[Март 1938 года.] У меня очень слабо развита потребность сообщать что-либо другим: явное отклонение от того типа личности, который выражен в писателе.
Моей моралью, видимо, всегда была та, которую я в первом томе охарактеризовал как своего рода джентльменскую мораль. Безупречный в повседневности - но надо всем этим более высокий имморализм. Сейчас, однако, подошла пора делать выбор. Это, конечно, действие нашего века, обучающего нас азам истории.
[Maй 1938 года.] За время работы над добрым десятком вариантов первых двухсот страниц "Человека без свойств" я познал очень важную вещь относительно самого себя: самая естественная для меня форма повествования ирония. Это равнозначно окончательному разрыву с идеалом, предписывающим изображение недосягаемых образцов. И также равнозначно осознанию того, что художник не должен (и не может) претендовать на философскую систему.
Совсем еще молодой человек, ты оказываешься однажды в незнакомой местности, где ты можешь положиться лишь на самые ближайшие ориентиры. Рядом есть люди, указывающие тебе ближайшие пути и затем покидающие тебя, - даже если они потом при случае и возвращаются. Вот в этой-то местности, таящей и соблазны и угрозы, ты начинаешь осторожно завладевать тем, что тебя привлекает, и вступать в противоборство с тем, что тебе угрожает. Так ты начинаешь устанавливать как активные, так и чисто духовные связи с миром. По-моему, такова исходная ситуация, в которой чаще всего оказывается человек и которая знаменует собой для большинства художников начало их творческого пути. Следы этого см., например, у Томаса Манна.
У меня все иначе. Я начал агрессивно, и моя жизненная ориентация заключалась в том, что я втискивал образ мира в крайне несовершенную рамку собственных идей. Я делал, конечно, то же, что и другие, только в большей степени. Можно выразиться и так: желание продиктовать закон отличается от желания попасть в местечко поуютней и от удивленного вопроса: "Как я вообще сюда попал?"...
Убежденная реалистичность мышления находит для себя слова при условии предварительно свершившегося самоопределения.
И лишь на исходе четвертого десятка я наверстываю упущенное и задаю себе удивленный вопрос: каким я стал? достойным ли я стал? и т. д.
К числу моих "эстетических" принципов издавна принадлежит следующий: в искусстве наряду с каждым правилом возможна и его прямая противоположность. Ни один закон в искусстве не может притязать на абсолютную истинность.
Поскольку я менее всего скептик, это убеждение привело меня к попыткам создания таких новых понятий, как "рациоидное" и "нерациоидное", а позже - к исследованию разносторонних взаимосвязей между чувством и истиной, что я попытался воплотить в "Человеке без свойств". Можно сказать, что я даже выстроил целую жизненную философию.

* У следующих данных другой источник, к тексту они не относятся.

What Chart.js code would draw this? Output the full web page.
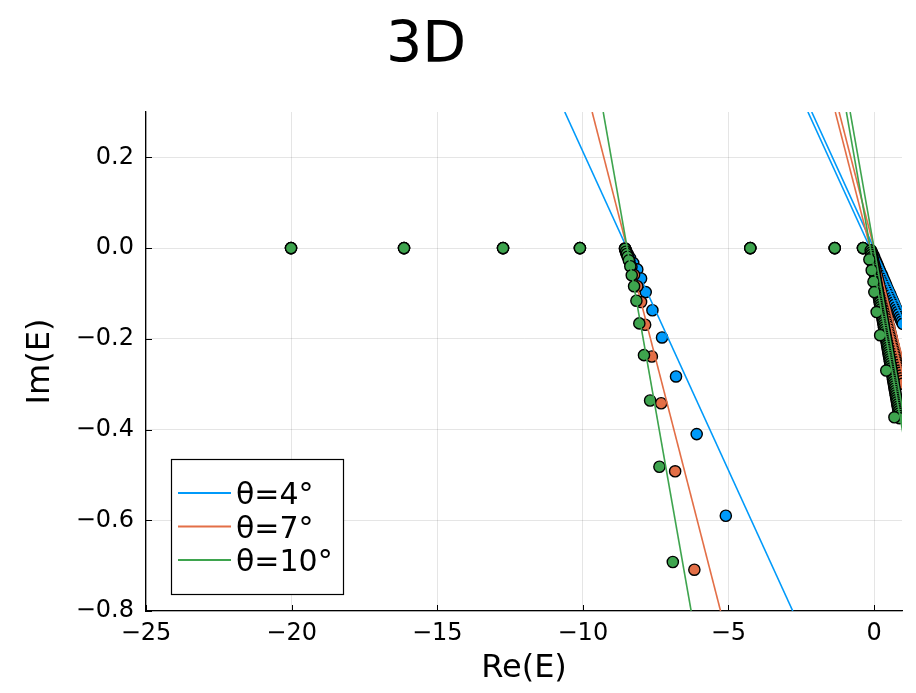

Но мне еще предстоит выяснение отношений с научной эстетикой например, с понятием вкусового суждения.
Если художники обычно относятся к науке об искусстве с инстинктивной неприязнью ("Мне до этого нет дела!"), то для меня все это по большей части еще не решено.

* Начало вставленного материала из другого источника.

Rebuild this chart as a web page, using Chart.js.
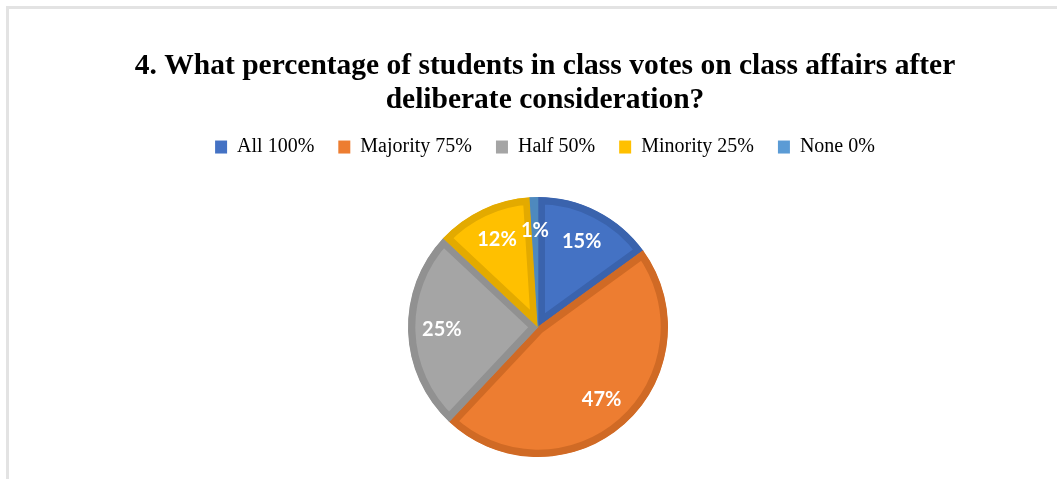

Я где-то уже формулировал понятие нервного многословия - многословия, порождаемого неврастеническим стремлением обезопасить свою позицию, то есть попросту неуверенностью. Неуверенность делает многословным.

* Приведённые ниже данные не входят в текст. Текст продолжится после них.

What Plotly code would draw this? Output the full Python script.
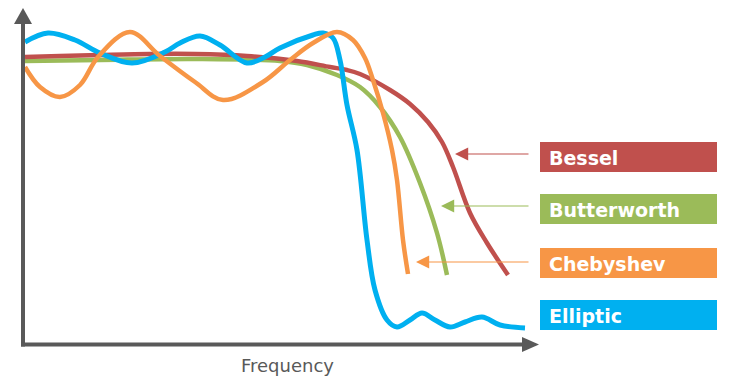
import plotly.graph_objects as go

# Series names and colours
series_names = ["Bessel", "Butterworth", "Chebyshev", "Elliptic"]
series_colors = ["#C0504D", "#9BBB59", "#F79646", "#00B0F0"]

# Curve samples (frequency position, response position; screen-like units)
bessel_f = [25, 60, 100, 150, 195, 247, 297, 330, 347, 360, 390, 410, 428, 442, 453, 470, 487, 508]
bessel_r = [57, 56, 55, 54, 54, 56, 61, 67, 70, 74, 90, 104, 122, 142, 167, 213, 243, 275]

butter_f = [25, 100, 195, 280, 307, 337, 360, 380, 400, 420, 437, 447]
butter_r = [61, 60, 59, 61, 65, 75, 87, 107, 137, 183, 233, 275]

cheby_f = [25, 40, 60, 80, 98, 130, 160, 195, 223, 263, 290, 313, 337, 353, 365, 373, 383, 392, 397, 403, 408]
cheby_r = [67, 87, 97, 85, 57, 32, 56, 82, 100, 82, 60, 43, 32, 40, 58, 80, 113, 150, 180, 240, 274]

ellip_f = [25, 48, 75, 100, 132, 165, 180, 200, 220, 247, 265, 280, 313, 323, 333, 340, 347, 357, 367, 375,
           387, 397, 410, 422, 435, 450, 465, 482, 500, 525]
ellip_r = [42, 33, 40, 53, 63, 52, 43, 36, 45, 63, 57, 48, 35, 33, 38, 60, 105, 150, 240, 290,
           320, 327, 320, 313, 320, 327, 322, 317, 325, 328]

x_label = "Frequency"

W, H = 739, 383
axis_color = "#595959"

fig = go.Figure()

draw_order = [1, 0, 3, 2]
data = [(bessel_f, bessel_r), (butter_f, butter_r), (cheby_f, cheby_r), (ellip_f, ellip_r)]
for i in draw_order:
    fx, fy = data[i]
    fig.add_trace(go.Scatter(
        x=fx, y=fy, mode="lines", name=series_names[i],
        line=dict(color=series_colors[i], width=5 if i == 3 else 4.5, shape="spline", smoothing=1.0),
        hoverinfo="skip", showlegend=False))

shapes = []
# Axes with arrowheads
shapes.append(dict(type="line", xref="x", yref="y", x0=23, x1=23, y0=346.5, y1=22,
                   line=dict(color=axis_color, width=4)))
shapes.append(dict(type="path", xref="x", yref="y", path="M 23 8 L 14 24 L 32 24 Z",
                   fillcolor=axis_color, line=dict(width=0)))
shapes.append(dict(type="line", xref="x", yref="y", x0=21, x1=524, y0=344.5, y1=344.5,
                   line=dict(color=axis_color, width=4)))
shapes.append(dict(type="path", xref="x", yref="y", path="M 539 344.5 L 522 337 L 522 352 Z",
                   fillcolor=axis_color, line=dict(width=0)))

annotations = []
box_tops = [142, 194, 248, 300]
arrow_tips = [455, 441, 416, None]
for i, name in enumerate(series_names):
    y0 = box_tops[i]
    y1 = y0 + 30
    shapes.append(dict(type="rect", xref="x", yref="y", x0=540, x1=717, y0=y0, y1=y1,
                       fillcolor=series_colors[i], line=dict(width=0)))
    annotations.append(dict(x=547, y=(y0 + y1) / 2 + 1, xref="x", yref="y", text=name,
                            showarrow=False, xanchor="left", yanchor="middle",
                            font=dict(family="DejaVu Sans", size=19, color="white", weight="bold")))
    if arrow_tips[i] is not None:
        ya = (y0 + y1) / 2 - 3
        if i == 2:
            ya = 262
        annotations.append(dict(x=arrow_tips[i], y=ya, ax=530, ay=ya, xref="x", yref="y",
                                axref="x", ayref="y", text="", showarrow=True,
                                arrowhead=2, arrowsize=2.2, arrowwidth=1.2,
                                arrowcolor=series_colors[i]))

annotations.append(dict(x=287, y=365, xref="x", yref="y", text=x_label, showarrow=False,
                        xanchor="center", yanchor="middle",
                        font=dict(family="DejaVu Sans", size=18, color=axis_color)))

fig.update_layout(
    width=W, height=H, margin=dict(l=0, r=0, t=0, b=0),
    paper_bgcolor="white", plot_bgcolor="white",
    xaxis=dict(range=[0, W], visible=False, fixedrange=True),
    yaxis=dict(range=[H, 0], visible=False, fixedrange=True),
    shapes=shapes, annotations=annotations,
)

fig.write_html("out.html", config={"displayModeBar": False},
               post_script="document.body.style.margin='0';document.body.style.overflow='hidden';")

Но многословным делает и меланхолия. Отчасти потому, что недостаточная удовлетворенность самим собой и тем, что ты делаешь, порождает неуверенность. Отчасти потому, что медленный поток мыслей, постоянные заторы и т. д. изо дня в день вынуждают возвращаться к уже сказанному, а отсюда и бесконечные вариации.
Тот, кто прочтет "Попытки полюбить чудовище" и т. п., может подумать, что я иду от Толстого. Внешне это действительно так и выглядит. Поэтому стоит отметить, что, хотя в юности мне, например, очень нравилось "Воскресение", все религиозное в Толстом оставляло меня совершенно равнодушным. Лишь когда я, работая над второй книгой "Человека без свойств", стал читать "Войну и мир", Толстой захватил меня и с этой стороны (которая тем временем образовалась и во мне самом).
Взять себе за правило, что нельзя писать "против" своих персонажей и что вообще на каждое "против" надо говорить "за" (будь это даже в каком-либо другом отношении).
Об отношении писателя к своей эпохе. Говорят, ты не идешь в ногу с эпохой, отстаешь, не находишь общего языка, не вносишь вклада и т. п.; что касается меня, я, будучи художником, открывался лишь навстречу сугубо художественному; Достоевский, Флобер, Гамсун, Д'Аннунцио и др. - ни одного современника! Все писали лет двадцать, а то и лет сто назад!